● **Raw data**:

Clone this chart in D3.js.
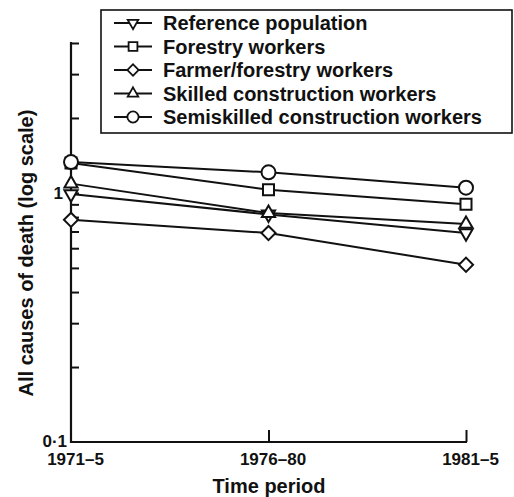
<!DOCTYPE html>
<html>
<head>
<meta charset="utf-8">
<script src="https://cdn.jsdelivr.net/npm/d3@7"></script>
<style>
  body { margin: 0; background: #fff; }
  svg { display: block; }
  text { font-family: "Liberation Sans", Arial, Helvetica, sans-serif; font-weight: bold; fill: #111; }
</style>
</head>
<body>
<svg width="514" height="497"></svg>
<script>
// data
var periods = ["1971\u20135", "1976\u201380", "1981\u20135"];
var seriesNames = ["Reference population", "Forestry workers", "Farmer/forestry workers",
    "Skilled construction workers", "Semiskilled construction workers"];
var referencePop = [0.99, 0.82, 0.69];
var forestry = [1.32, 1.03, 0.90];
var farmerForestry = [0.78, 0.69, 0.515];
var skilledConstr = [1.09, 0.83, 0.75];
var semiskilledConstr = [1.33, 1.21, 1.05];
var yTicks = [0.2, 0.3, 0.4, 0.5, 0.6, 0.7, 0.8, 0.9, 1, 2, 3, 4];
var yLabels = [{v: 1, t: "1"}, {v: 0.1, t: "0\u00b71"}];

var allSeries = [referencePop, forestry, farmerForestry, skilledConstr, semiskilledConstr];
var shapes = ["invtri", "square", "diamond", "tri", "circle"];

var svg = d3.select("svg");
var plotLeft = 71, plotRight = 466, plotTop = 43, plotBottom = 442;

var x = d3.scalePoint().domain(periods).range([plotLeft, plotRight]);
var y = d3.scaleLog().domain([0.1, 4]).range([plotBottom, plotTop]);

// marker paths, big for plot, small for legend
function markerPath(shape, big) {
    var k = big ? 1 : 0.8;
    if (shape === "circle") return d3.symbol(d3.symbolCircle, Math.PI * 49 * k * k)();
    if (shape === "square") return d3.symbol(d3.symbolSquare, 121 * k * k)();
    if (shape === "diamond") return d3.symbol(d3.symbolSquare, 100 * k * k)();
    return d3.symbol(d3.symbolTriangle, 75 * k * k)();
}
function markerRotate(shape) {
    if (shape === "diamond") return 45;
    if (shape === "invtri") return 180;
    return 0;
}

// y axis, ticks pointing inwards
var yAxis = d3.axisRight(y).tickValues(yTicks).tickSize(8).tickSizeOuter(0).tickFormat("");
var gy = svg.append("g").attr("transform", "translate(" + plotLeft + ",0)").call(yAxis);
gy.select(".domain").remove();
gy.selectAll("line").attr("stroke", "#111").attr("stroke-width", 2);
svg.append("line")
    .attr("x1", plotLeft).attr("x2", plotLeft).attr("y1", y(4) - 1).attr("y2", plotBottom + 1)
    .attr("stroke", "#111").attr("stroke-width", 2.2);

svg.selectAll(".ylab").data(yLabels).enter().append("text")
    .attr("class", "ylab")
    .attr("x", function(d) { return d.v === 1 ? 63 : 67; })
    .attr("y", function(d) { return y(d.v) + (d.v === 1 ? 0 : -1); })
    .attr("dy", "0.35em")
    .attr("text-anchor", "end")
    .style("font-size", "17px")
    .text(function(d) { return d.t; });

// x axis, ticks pointing up
var xAxis = d3.axisBottom(x).tickSize(-12).tickSizeOuter(0).tickPadding(11);
var gx = svg.append("g").attr("transform", "translate(0," + plotBottom + ")").call(xAxis);
gx.select(".domain").remove();
gx.selectAll("line").attr("stroke", "#111").attr("stroke-width", 2);
gx.selectAll(".tick").filter(function(d, i) { return i === 0; }).select("line").remove();
gx.selectAll("text")
    .attr("dx", 4)
    .style("font-size", "17px")
    .style("font-family", "'Liberation Sans', Arial, sans-serif")
    .style("font-weight", "bold")
    .attr("fill", "#111");
svg.append("line")
    .attr("x1", plotLeft - 1).attr("x2", plotRight + 1).attr("y1", plotBottom).attr("y2", plotBottom)
    .attr("stroke", "#111").attr("stroke-width", 2.2);

// axis titles
svg.append("text")
    .attr("x", 269).attr("y", 493)
    .attr("text-anchor", "middle")
    .style("font-size", "20px")
    .text("Time period");

svg.append("text")
    .attr("transform", "translate(33,253) rotate(-90)")
    .attr("text-anchor", "middle")
    .style("font-size", "20px")
    .text("All causes of death (log scale)");

// series lines and markers
var line = d3.line()
    .x(function(d, i) { return x(periods[i]); })
    .y(function(d) { return y(d); });

var sg = svg.selectAll(".series").data(allSeries).enter().append("g").attr("class", "series");

sg.append("path")
    .attr("d", line)
    .attr("fill", "none")
    .attr("stroke", "#111")
    .attr("stroke-width", 2);

sg.each(function(vals, si) {
    d3.select(this).selectAll("path.mk").data(vals).enter().append("path")
        .attr("class", "mk")
        .attr("d", markerPath(shapes[si], true))
        .attr("transform", function(d, i) {
            return "translate(" + x(periods[i]) + "," + y(d) + ") rotate(" + markerRotate(shapes[si]) + ")";
        })
        .attr("fill", "#fff")
        .attr("stroke", "#111")
        .attr("stroke-width", 2);
});

// legend
var lg = svg.append("g");
lg.append("rect")
    .attr("x", 101).attr("y", 10).attr("width", 411).attr("height", 123)
    .attr("fill", "#fff").attr("stroke", "#111").attr("stroke-width", 1.6);

var row = lg.selectAll(".lrow").data(seriesNames).enter().append("g")
    .attr("class", "lrow")
    .attr("transform", function(d, i) { return "translate(0," + (23 + i * 23.5) + ")"; });

row.append("line")
    .attr("x1", 114).attr("x2", 152)
    .attr("stroke", "#111").attr("stroke-width", 2.2);
row.append("path")
    .attr("d", function(d, i) { return markerPath(shapes[i], false); })
    .attr("transform", function(d, i) { return "translate(133,0) rotate(" + markerRotate(shapes[i]) + ")"; })
    .attr("fill", "#fff").attr("stroke", "#111").attr("stroke-width", 1.8);
row.append("text")
    .attr("x", 163).attr("dy", "0.36em")
    .style("font-size", "20px")
    .text(function(d) { return d; });
</script>
</body>
</html>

● **Your goal**: Transcribe each line above verbatim, with the pictures left out.

● **Complete answer**:
Clone this chart in D3.js.
<!DOCTYPE html>
<html>
<head>
<meta charset="utf-8">
<script src="https://cdn.jsdelivr.net/npm/d3@7"></script>
<style>
  body { margin: 0; background: #fff; }
  svg { display: block; }
  text { font-family: "Liberation Sans", Arial, Helvetica, sans-serif; font-weight: bold; fill: #111; }
</style>
</head>
<body>
<svg width="514" height="497"></svg>
<script>
// data
var periods = ["1971\u20135", "1976\u201380", "1981\u20135"];
var seriesNames = ["Reference population", "Forestry workers", "Farmer/forestry workers",
    "Skilled construction workers", "Semiskilled construction workers"];
var referencePop = [0.99, 0.82, 0.69];
var forestry = [1.32, 1.03, 0.90];
var farmerForestry = [0.78, 0.69, 0.515];
var skilledConstr = [1.09, 0.83, 0.75];
var semiskilledConstr = [1.33, 1.21, 1.05];
var yTicks = [0.2, 0.3, 0.4, 0.5, 0.6, 0.7, 0.8, 0.9, 1, 2, 3, 4];
var yLabels = [{v: 1, t: "1"}, {v: 0.1, t: "0\u00b71"}];

var allSeries = [referencePop, forestry, farmerForestry, skilledConstr, semiskilledConstr];
var shapes = ["invtri", "square", "diamond", "tri", "circle"];

var svg = d3.select("svg");
var plotLeft = 71, plotRight = 466, plotTop = 43, plotBottom = 442;

var x = d3.scalePoint().domain(periods).range([plotLeft, plotRight]);
var y = d3.scaleLog().domain([0.1, 4]).range([plotBottom, plotTop]);

// marker paths, big for plot, small for legend
function markerPath(shape, big) {
    var k = big ? 1 : 0.8;
    if (shape === "circle") return d3.symbol(d3.symbolCircle, Math.PI * 49 * k * k)();
    if (shape === "square") return d3.symbol(d3.symbolSquare, 121 * k * k)();
    if (shape === "diamond") return d3.symbol(d3.symbolSquare, 100 * k * k)();
    return d3.symbol(d3.symbolTriangle, 75 * k * k)();
}
function markerRotate(shape) {
    if (shape === "diamond") return 45;
    if (shape === "invtri") return 180;
    return 0;
}

// y axis, ticks pointing inwards
var yAxis = d3.axisRight(y).tickValues(yTicks).tickSize(8).tickSizeOuter(0).tickFormat("");
var gy = svg.append("g").attr("transform", "translate(" + plotLeft + ",0)").call(yAxis);
gy.select(".domain").remove();
gy.selectAll("line").attr("stroke", "#111").attr("stroke-width", 2);
svg.append("line")
    .attr("x1", plotLeft).attr("x2", plotLeft).attr("y1", y(4) - 1).attr("y2", plotBottom + 1)
    .attr("stroke", "#111").attr("stroke-width", 2.2);

svg.selectAll(".ylab").data(yLabels).enter().append("text")
    .attr("class", "ylab")
    .attr("x", function(d) { return d.v === 1 ? 63 : 67; })
    .attr("y", function(d) { return y(d.v) + (d.v === 1 ? 0 : -1); })
    .attr("dy", "0.35em")
    .attr("text-anchor", "end")
    .style("font-size", "17px")
    .text(function(d) { return d.t; });

// x axis, ticks pointing up
var xAxis = d3.axisBottom(x).tickSize(-12).tickSizeOuter(0).tickPadding(11);
var gx = svg.append("g").attr("transform", "translate(0," + plotBottom + ")").call(xAxis);
gx.select(".domain").remove();
gx.selectAll("line").attr("stroke", "#111").attr("stroke-width", 2);
gx.selectAll(".tick").filter(function(d, i) { return i === 0; }).select("line").remove();
gx.selectAll("text")
    .attr("dx", 4)
    .style("font-size", "17px")
    .style("font-family", "'Liberation Sans', Arial, sans-serif")
    .style("font-weight", "bold")
    .attr("fill", "#111");
svg.append("line")
    .attr("x1", plotLeft - 1).attr("x2", plotRight + 1).attr("y1", plotBottom).attr("y2", plotBottom)
    .attr("stroke", "#111").attr("stroke-width", 2.2);

// axis titles
svg.append("text")
    .attr("x", 269).attr("y", 493)
    .attr("text-anchor", "middle")
    .style("font-size", "20px")
    .text("Time period");

svg.append("text")
    .attr("transform", "translate(33,253) rotate(-90)")
    .attr("text-anchor", "middle")
    .style("font-size", "20px")
    .text("All causes of death (log scale)");

// series lines and markers
var line = d3.line()
    .x(function(d, i) { return x(periods[i]); })
    .y(function(d) { return y(d); });

var sg = svg.selectAll(".series").data(allSeries).enter().append("g").attr("class", "series");

sg.append("path")
    .attr("d", line)
    .attr("fill", "none")
    .attr("stroke", "#111")
    .attr("stroke-width", 2);

sg.each(function(vals, si) {
    d3.select(this).selectAll("path.mk").data(vals).enter().append("path")
        .attr("class", "mk")
        .attr("d", markerPath(shapes[si], true))
        .attr("transform", function(d, i) {
            return "translate(" + x(periods[i]) + "," + y(d) + ") rotate(" + markerRotate(shapes[si]) + ")";
        })
        .attr("fill", "#fff")
        .attr("stroke", "#111")
        .attr("stroke-width", 2);
});

// legend
var lg = svg.append("g");
lg.append("rect")
    .attr("x", 101).attr("y", 10).attr("width", 411).attr("height", 123)
    .attr("fill", "#fff").attr("stroke", "#111").attr("stroke-width", 1.6);

var row = lg.selectAll(".lrow").data(seriesNames).enter().append("g")
    .attr("class", "lrow")
    .attr("transform", function(d, i) { return "translate(0," + (23 + i * 23.5) + ")"; });

row.append("line")
    .attr("x1", 114).attr("x2", 152)
    .attr("stroke", "#111").attr("stroke-width", 2.2);
row.append("path")
    .attr("d", function(d, i) { return markerPath(shapes[i], false); })
    .attr("transform", function(d, i) { return "translate(133,0) rotate(" + markerRotate(shapes[i]) + ")"; })
    .attr("fill", "#fff").attr("stroke", "#111").attr("stroke-width", 1.8);
row.append("text")
    .attr("x", 163).attr("dy", "0.36em")
    .style("font-size", "20px")
    .text(function(d) { return d; });
</script>
</body>
</html>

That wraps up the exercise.